• [Problem description] Transcribe the listing verbatim. Do not carry over any pictures.

— START Recorded information —

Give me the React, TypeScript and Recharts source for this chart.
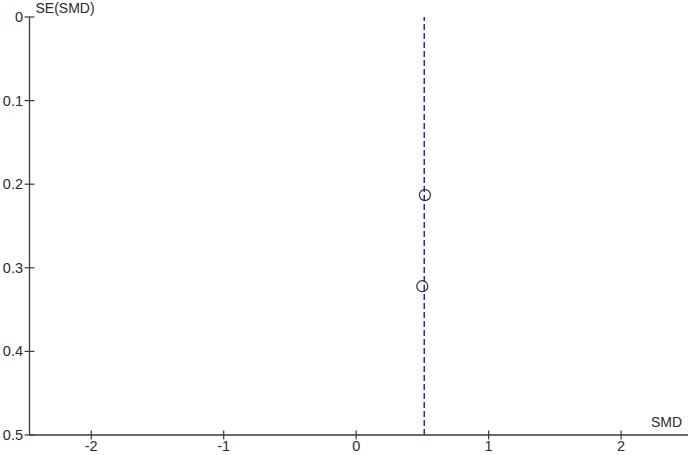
import React from "react";
import {
  ScatterChart,
  Scatter,
  XAxis,
  YAxis,
  ReferenceLine,
} from "recharts";

// ─── DATA ────────────────────────────────────────────────────────────────
const studySMD = [0.519, 0.499];
const studySE = [0.213, 0.322];
const pooledSMD = 0.514;

const xTicks = [-2, -1, 0, 1, 2];
const yTicks = [0, 0.1, 0.2, 0.3, 0.4, 0.5];
const xDomain = [-2.466, 2.505];
const yDomain = [0, 0.5];

const points = studySMD.map((smd, i) => ({ smd, se: studySE[i] }));

// ─── STYLE ───────────────────────────────────────────────────────────────
const FONT = "'Liberation Sans', Arial, sans-serif";
const INK = "#2b2b2b";
const AXIS = "#3a3a3a";
const BLUE = "#2626b4";

const YTick = ({ x, y, payload }: any) => (
  <g>
    <line x1={x - 5} x2={x + 5} y1={y} y2={y} stroke={AXIS} strokeWidth={1.2} />
    <text
      x={x - 6.5}
      y={y}
      textAnchor="end"
      dominantBaseline="central"
      fontFamily={FONT}
      fontSize={14.5}
      fill={INK}
    >
      {String(payload.value)}
    </text>
  </g>
);

const XTick = ({ x, y, payload }: any) => (
  <g>
    <line x1={x} x2={x} y1={y - 4.5} y2={y + 4.5} stroke={AXIS} strokeWidth={1.2} />
    <text
      x={x}
      y={y + 16}
      textAnchor="middle"
      fontFamily={FONT}
      fontSize={14.5}
      fill={INK}
    >
      {String(payload.value)}
    </text>
  </g>
);

const Ring = ({ cx, cy }: any) => (
  <circle cx={cx} cy={cy} r={5.5} fill="none" stroke={INK} strokeWidth={1.2} />
);

export default function App() {
  return (
    <div style={{ position: "absolute", left: 0, top: 0, background: "#fff" }}>
      <ScatterChart
        width={688}
        height={455}
        margin={{ top: 17, right: 0, bottom: 0, left: 0 }}
      >
        <XAxis
          type="number"
          dataKey="smd"
          domain={xDomain}
          ticks={xTicks}
          allowDataOverflow
          height={20}
          tickSize={0}
          tickMargin={0}
          tick={<XTick />}
          axisLine={{ stroke: AXIS, strokeWidth: 1.3 }}
          tickLine={false}
          label={{
            content: ({ viewBox }: any) => (
              <text
                x={viewBox.x + viewBox.width - 6}
                y={viewBox.y - 8}
                textAnchor="end"
                fontFamily={FONT}
                fontSize={14}
                fill={INK}
              >
                SMD
              </text>
            ),
          }}
        />
        <YAxis
          type="number"
          dataKey="se"
          domain={yDomain}
          ticks={yTicks}
          reversed
          allowDataOverflow
          width={29.5}
          tickSize={0}
          tickMargin={0}
          tick={<YTick />}
          axisLine={{ stroke: AXIS, strokeWidth: 1.3 }}
          tickLine={false}
          label={{
            content: ({ viewBox }: any) => (
              <text
                x={viewBox.x + viewBox.width + 6}
                y={viewBox.y - 4}
                fontFamily={FONT}
                fontSize={14}
                fill={INK}
              >
                SE(SMD)
              </text>
            ),
          }}
        />
        <ReferenceLine
          x={pooledSMD}
          stroke={BLUE}
          strokeWidth={1.5}
          strokeDasharray="6 3"
        />
        <Scatter data={points} shape={<Ring />} isAnimationActive={false} />
      </ScatterChart>
    </div>
  );
}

— END Recorded information —

• [Task solution]
Give me the React, TypeScript and Recharts source for this chart.
import React from "react";
import {
  ScatterChart,
  Scatter,
  XAxis,
  YAxis,
  ReferenceLine,
} from "recharts";

// ─── DATA ────────────────────────────────────────────────────────────────
const studySMD = [0.519, 0.499];
const studySE = [0.213, 0.322];
const pooledSMD = 0.514;

const xTicks = [-2, -1, 0, 1, 2];
const yTicks = [0, 0.1, 0.2, 0.3, 0.4, 0.5];
const xDomain = [-2.466, 2.505];
const yDomain = [0, 0.5];

const points = studySMD.map((smd, i) => ({ smd, se: studySE[i] }));

// ─── STYLE ───────────────────────────────────────────────────────────────
const FONT = "'Liberation Sans', Arial, sans-serif";
const INK = "#2b2b2b";
const AXIS = "#3a3a3a";
const BLUE = "#2626b4";

const YTick = ({ x, y, payload }: any) => (
  <g>
    <line x1={x - 5} x2={x + 5} y1={y} y2={y} stroke={AXIS} strokeWidth={1.2} />
    <text
      x={x - 6.5}
      y={y}
      textAnchor="end"
      dominantBaseline="central"
      fontFamily={FONT}
      fontSize={14.5}
      fill={INK}
    >
      {String(payload.value)}
    </text>
  </g>
);

const XTick = ({ x, y, payload }: any) => (
  <g>
    <line x1={x} x2={x} y1={y - 4.5} y2={y + 4.5} stroke={AXIS} strokeWidth={1.2} />
    <text
      x={x}
      y={y + 16}
      textAnchor="middle"
      fontFamily={FONT}
      fontSize={14.5}
      fill={INK}
    >
      {String(payload.value)}
    </text>
  </g>
);

const Ring = ({ cx, cy }: any) => (
  <circle cx={cx} cy={cy} r={5.5} fill="none" stroke={INK} strokeWidth={1.2} />
);

export default function App() {
  return (
    <div style={{ position: "absolute", left: 0, top: 0, background: "#fff" }}>
      <ScatterChart
        width={688}
        height={455}
        margin={{ top: 17, right: 0, bottom: 0, left: 0 }}
      >
        <XAxis
          type="number"
          dataKey="smd"
          domain={xDomain}
          ticks={xTicks}
          allowDataOverflow
          height={20}
          tickSize={0}
          tickMargin={0}
          tick={<XTick />}
          axisLine={{ stroke: AXIS, strokeWidth: 1.3 }}
          tickLine={false}
          label={{
            content: ({ viewBox }: any) => (
              <text
                x={viewBox.x + viewBox.width - 6}
                y={viewBox.y - 8}
                textAnchor="end"
                fontFamily={FONT}
                fontSize={14}
                fill={INK}
              >
                SMD
              </text>
            ),
          }}
        />
        <YAxis
          type="number"
          dataKey="se"
          domain={yDomain}
          ticks={yTicks}
          reversed
          allowDataOverflow
          width={29.5}
          tickSize={0}
          tickMargin={0}
          tick={<YTick />}
          axisLine={{ stroke: AXIS, strokeWidth: 1.3 }}
          tickLine={false}
          label={{
            content: ({ viewBox }: any) => (
              <text
                x={viewBox.x + viewBox.width + 6}
                y={viewBox.y - 4}
                fontFamily={FONT}
                fontSize={14}
                fill={INK}
              >
                SE(SMD)
              </text>
            ),
          }}
        />
        <ReferenceLine
          x={pooledSMD}
          stroke={BLUE}
          strokeWidth={1.5}
          strokeDasharray="6 3"
        />
        <Scatter data={points} shape={<Ring />} isAnimationActive={false} />
      </ScatterChart>
    </div>
  );
}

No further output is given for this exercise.